Where is the line between an artist and vandal? And who is responsible for setting standards in the world of art? These questions often cross the minds of those thinking about the place and role of modern street art in the industry. With every passing day, its popularity grows in leaps and bounds, and still, the matter of the legality of such art is one of the most debatable topics as of today. But is it possible that street art will become legal?
The specific nature of modern street art
Yesterday, on October 14, Banksy’s “Love Is in the Bin” was sold for mouth-watering £18.5 at Sotheby’s. While Banksy is considered a street art icon, his “illegal” art is auctioned by the world-famous auction houses. Truth be told, this situation is as controversial as street art itself.

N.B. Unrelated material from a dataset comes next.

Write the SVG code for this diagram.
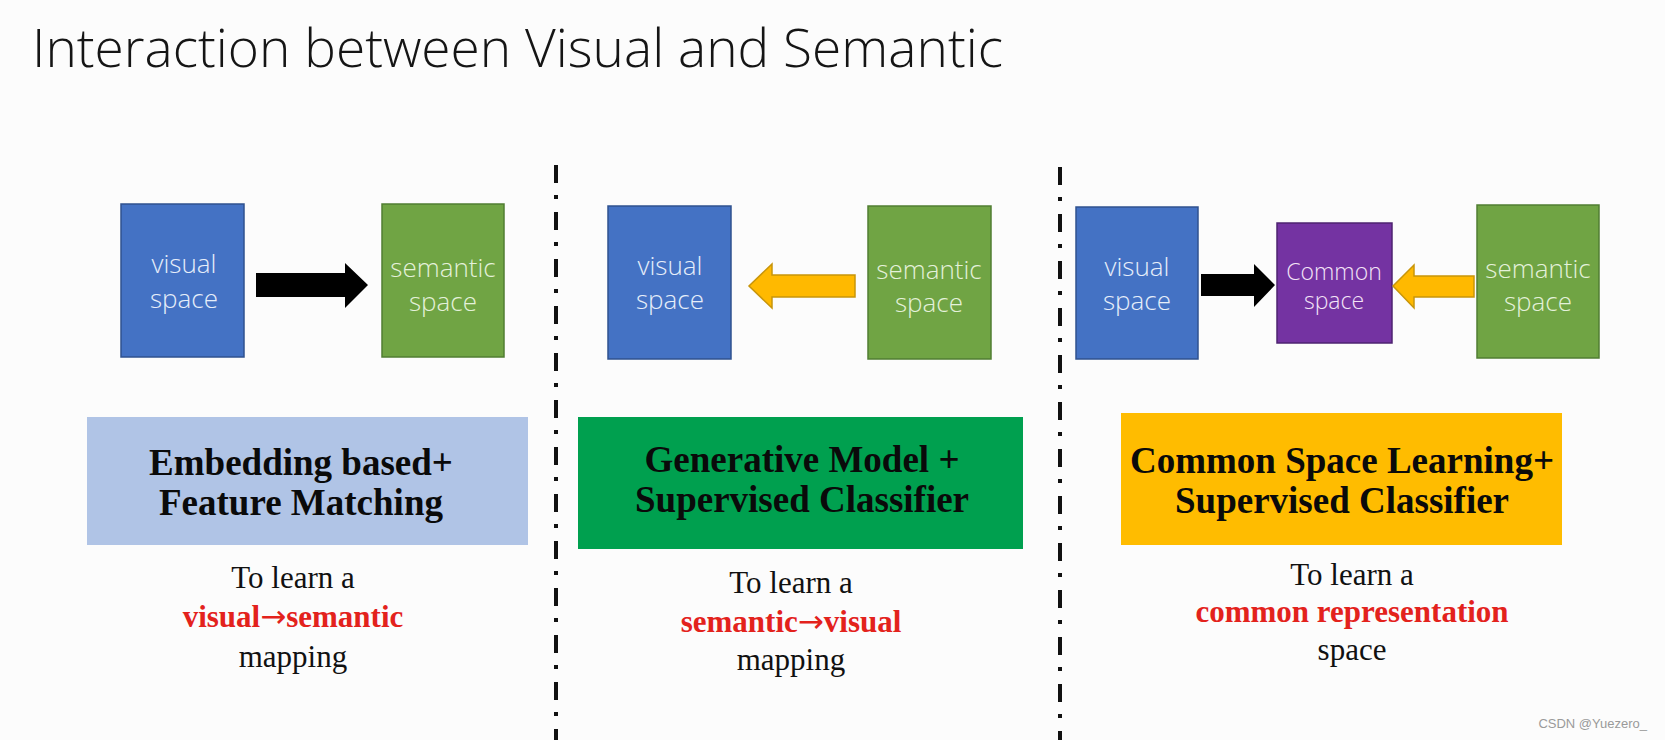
<svg xmlns="http://www.w3.org/2000/svg" width="1665" height="740" viewBox="0 0 1665 740">
<style>
.title{font-family:"Open Sans","Liberation Sans",Arial,sans-serif;font-weight:300;font-size:54px;fill:#151515;}
.lbl{font-family:"Open Sans","Liberation Sans",Arial,sans-serif;font-weight:300;font-size:26px;text-anchor:middle;}
.ban{font-family:"Liberation Serif","Times New Roman",serif;font-size:37px;font-weight:bold;fill:#0a0a0a;text-anchor:middle;}
.desc{font-family:"Liberation Serif","Times New Roman",serif;font-size:31px;fill:#111;text-anchor:middle;}
.red{font-weight:bold;fill:#e3221c;}
.arr{font-family:"DejaVu Sans",sans-serif;font-weight:normal;}
.vis{fill:#4472c4;stroke:#2f528f;stroke-width:1.5;}
.sem{fill:#70a444;stroke:#507e32;stroke-width:1.5;}
.com{fill:#7433a2;stroke:#4e2370;stroke-width:1.5;}
.sep{stroke:#111;stroke-width:4;stroke-dasharray:18 12 4 13;fill:none;}
.blk{fill:#000;}
.org{fill:#ffb900;stroke:#c8950a;stroke-width:1.5;stroke-linejoin:miter;}
</style>
<rect width="1665" height="740" fill="#fcfcfc"/>
<text class="title" x="32" y="67" textLength="971" lengthAdjust="spacingAndGlyphs">Interaction between Visual and Semantic</text>

<g id="separators">
<line class="sep" x1="556" y1="165" x2="556" y2="740"/>
<line class="sep" x1="1060" y1="167" x2="1060" y2="740"/>
</g>

<g id="p1-visual">
<rect class="vis" x="121" y="204" width="123" height="153"/>
<text class="lbl" fill="#e6eefa" x="184" y="273">visual</text>
<text class="lbl" fill="#e6eefa" x="184" y="308">space</text>
</g>
<g id="p1-semantic">
<rect class="sem" x="382" y="204" width="122" height="153"/>
<text class="lbl" fill="#e4f1da" x="443" y="277">semantic</text>
<text class="lbl" fill="#e4f1da" x="443" y="311">space</text>
</g>
<g id="p2-visual">
<rect class="vis" x="608" y="206" width="123" height="153"/>
<text class="lbl" fill="#e6eefa" x="670" y="275">visual</text>
<text class="lbl" fill="#e6eefa" x="670" y="309">space</text>
</g>
<g id="p2-semantic">
<rect class="sem" x="868" y="206" width="123" height="153"/>
<text class="lbl" fill="#e4f1da" x="929" y="279">semantic</text>
<text class="lbl" fill="#e4f1da" x="929" y="312">space</text>
</g>
<g id="p3-visual">
<rect class="vis" x="1076" y="207" width="122" height="152"/>
<text class="lbl" fill="#e6eefa" x="1137" y="276">visual</text>
<text class="lbl" fill="#e6eefa" x="1137" y="310">space</text>
</g>
<g id="p3-common">
<rect class="com" x="1277" y="223" width="115" height="120"/>
<text class="lbl" fill="#f3e4f7" x="1334" y="280" style="font-size:23px">Common</text>
<text class="lbl" fill="#f3e4f7" x="1334" y="309" style="font-size:23px">space</text>
</g>
<g id="p3-semantic">
<rect class="sem" x="1477" y="205" width="122" height="153"/>
<text class="lbl" fill="#e4f1da" x="1538" y="278">semantic</text>
<text class="lbl" fill="#e4f1da" x="1538" y="311">space</text>
</g>

<g id="connectors">
<polygon class="blk" points="256,273 345,273 345,263 368,285 345,308 345,297 256,297"/>
<polygon class="org" points="855,275 772,275 772,264 749,286 772,308 772,297 855,297"/>
<polygon class="blk" points="1201,274 1254,274 1254,264 1275,285 1254,307 1254,296 1201,296"/>
<polygon class="org" points="1474,276 1414,276 1414,265 1393,286 1414,308 1414,297 1474,297"/>
</g>

<g id="p1-banner">
<rect x="87" y="417" width="441" height="128" fill="#b0c4e6"/>
<text class="ban" x="301" y="475">Embedding based+</text>
<text class="ban" x="301" y="515">Feature Matching</text>
</g>
<g id="p1-desc">
<text class="desc" x="293" y="588">To learn a</text>
<text class="desc red" x="293" y="627">visual<tspan class="arr">→</tspan>semantic</text>
<text class="desc" x="293" y="667">mapping</text>
</g>

<g id="p2-banner">
<rect x="578" y="417" width="445" height="132" fill="#00a04f"/>
<text class="ban" x="802" y="472">Generative Model +</text>
<text class="ban" x="802" y="512">Supervised Classifier</text>
</g>
<g id="p2-desc">
<text class="desc" x="791" y="593">To learn a</text>
<text class="desc red" x="791" y="632">semantic<tspan class="arr">→</tspan>visual</text>
<text class="desc" x="791" y="670">mapping</text>
</g>

<g id="p3-banner">
<rect x="1121" y="413" width="441" height="132" fill="#ffbc00"/>
<text class="ban" x="1342" y="473">Common Space Learning+</text>
<text class="ban" x="1342" y="513">Supervised Classifier</text>
</g>
<g id="p3-desc">
<text class="desc" x="1352" y="585">To learn a</text>
<text class="desc red" x="1352" y="622">common representation</text>
<text class="desc" x="1352" y="660">space</text>
</g>

<text x="1647" y="728" style="font-family:'Liberation Sans',Arial,sans-serif;font-size:13px;fill:#9a9a9a;text-anchor:end">CSDN @Yuezero_</text>
</svg>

Part of the reason why some people condemn mural paintings is that they remind them of graffiti. In reality, though, graffiti is not the same as modern street art, which leads us to the conclusion that some people are slightly biased and thus try to join the unjoinable. In the past, graffiti artists were an essential element of an urban culture, where graffiti played an important role. Now, everything is different.
At the same time, street artists are not white and fluffy either. All the accusations of vandalism do make sense, considering the fact that people actually spray paint on somebody’s property without the owner’s consent. It would be nice to know that the wall of your house was marked by Banksy, but what if these were local painters, and you don’t even like the painting? Many cities spend millions to keep their public places clean. As you see, the government is less than thrilled about modern street art as well.
What is the solution, then? Apparently, both parties should be willing to bring a change. Street artists need to strive for transparency, while government and skeptical people need a readiness to have a meaningful conversation. Only then will things change.